I had a boffo time at the New Mexico Library Association, talking about the new MPOW to a very engaged SRO crowd (in a conference center with free wifi). Sandy and I then hitched a ride to Santa Fe with Miriam Bobkoff, blogmom to the nifty Icarus blog from Santa Fe Public Library, and an engaging personality in her own right. Sandy and I spent the next 24 hours visiting with my mother and gorging on sopapaillas and green chili. I had more carbohydrates in the last 48 hours than I’ve had in the last year–and it was well worth every toothsome bite. Next time you’re in New Mexico, order your enchiladas “Christmas” (with red and green chili) and wake up your palate with a complex explosion of fresh, roasted, bright, and mellow flavors.

It was fun to see the responses to Friday’s FRL post about Library Journal’s jest entries for April Fool’s Day. I confess when it comes to ALA governance, going higher than division councilor or Executive Board member doesn’t appeal to me. It’s not a lack of appreciation for what someone in those roles can do; I’m just happy where I am. Crazy as it may seem, I’m fond of ALA Council, which in its own glacially slow manner can express the best side of librarianship. It was Council who ultimately said, yes, we do have values and we know what they are. I also like representing LITA on Council, because it gives focus to my role, and because the LITA people are good ‘uns, and because it’s a crowd that knows what I mean when I rend my shirt about invalid code or vendors who don’t love me enough.

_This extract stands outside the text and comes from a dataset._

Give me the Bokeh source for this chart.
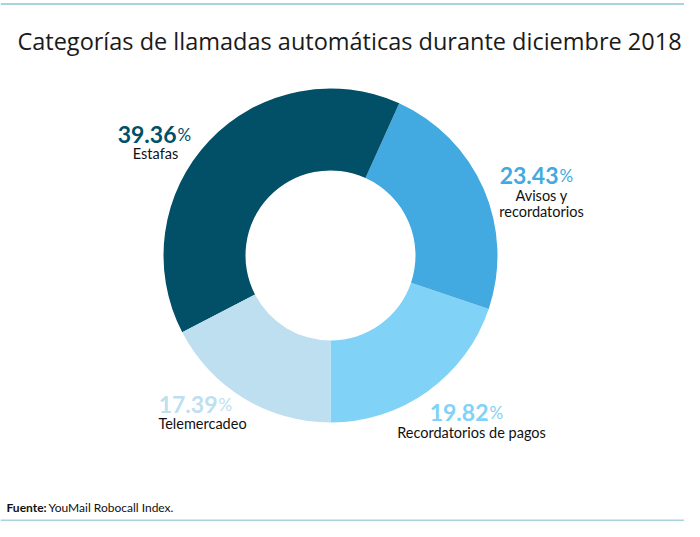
import math
from bokeh.plotting import figure
from bokeh.models import Range1d, ColumnDataSource
from bokeh.core.properties import value
from bokeh.embed import file_html
from bokeh.resources import INLINE

title = "Categorías de llamadas automáticas durante diciembre 2018"
categories = ["Recordatorios de pagos", "Avisos y\nrecordatorios", "Estafas", "Telemercadeo"]
values = [19.82, 23.43, 39.36, 17.39]
colors = ["#80d2f6", "#42aae1", "#024f68", "#bddff0"]
source_note = "YouMail Robocall Index."

W, H = 684, 521
FONT = "Lato"

def fx(x):
    return x

def fy(y):
    return H - y

def ty(y, size):
    # baseline correction for svg text rendering
    return H - (y - 0.32 * size)

p = figure(width=W, height=H, output_backend="svg", toolbar_location=None,
           x_range=Range1d(0, W), y_range=Range1d(0, H), min_border=0)
p.axis.visible = False
p.grid.visible = False
p.outline_line_color = None
p.background_fill_color = "white"

# wedges from data
total = sum(values)
starts, ends = [], []
a = -math.pi / 2
for v in values:
    starts.append(a)
    a += 2 * math.pi * v / total
    ends.append(a)
src = ColumnDataSource(dict(start=starts, end=ends, color=colors))
p.annular_wedge(x=fx(330), y=fy(255), inner_radius=85, outer_radius=167,
                start_angle="start", end_angle="end", fill_color="color",
                line_color=None, source=src, inner_radius_units="screen",
                outer_radius_units="screen")

# frame lines
p.segment(x0=[0, 0], y0=[fy(3.5), fy(520)], x1=[W, W], y1=[fy(3.5), fy(520)],
          line_color="#a9d3dd", line_width=2)

# title
p.text(x=[fx(349)], y=[ty(48, 23.5)], text=[title], text_font=value("Open Sans"),
       text_font_size="23.5px", text_color="#1a1a1a", text_align="center",
       text_baseline="alphabetic")

# labels: anchor x (split point between number and %), number baseline, label center, label baselines
label_pos = [
    (488, 419, 471, [437]),
    (558, 182, 541, [200, 216]),
    (176, 141, 155, [158]),
    (217, 411, 202, [428]),
]
for i, (sx, by, cx, lines) in enumerate(label_pos):
    p.text(x=[fx(sx)], y=[ty(by, 23)], text=[f"{values[i]:.2f}"], text_font=value(FONT),
           text_font_style="bold", text_font_size="23px", text_color=colors[i],
           text_align="right", text_baseline="alphabetic")
    p.text(x=[fx(sx + 1)], y=[ty(by, 23)], text=["%"], text_font=value(FONT),
           text_font_size="17px", text_color=colors[i],
           text_align="left", text_baseline="alphabetic")
    for ln, ly in zip(categories[i].split("\n"), lines):
        p.text(x=[fx(cx)], y=[ty(ly, 14.5)], text=[ln], text_font=value(FONT),
               text_font_size="14.5px", text_color="#111111",
               text_align="center", text_baseline="alphabetic")

# source
p.text(x=[fx(6)], y=[ty(511, 12)], text=["Fuente:"], text_font=value(FONT),
       text_font_style="bold", text_font_size="12px", text_color="#111111",
       text_align="left", text_baseline="alphabetic")
p.text(x=[fx(48)], y=[ty(511, 12)], text=[source_note], text_font=value(FONT),
       text_font_size="12px", text_color="#111111",
       text_align="left", text_baseline="alphabetic")

open("out.html", "w").write(file_html(p, INLINE))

It’s almost midnight on Saturday, and I’m writing about ALA governance? Excuse me while I get a life! Happy April, happy Daylight Saving Time, happy spring. I’ll be posting this week about blogs of note, juicy good things I’m reading, the last thoughts I have for now about improving MPOW search, and other tidbits I have in draft on this blog. But in addition to my homework, which is delicious this week–please be so lucky as to have to write about Nabokov at some point in your life–I also have gardening that beckons. Four new miniature rosebushes arrived while I was away. They’re just tiny green things right now, fistfuls of leaves tucked into four inch plastic pots, but someday they promise to have fragrant blooms that are white, light pink, dark pink, and dark red.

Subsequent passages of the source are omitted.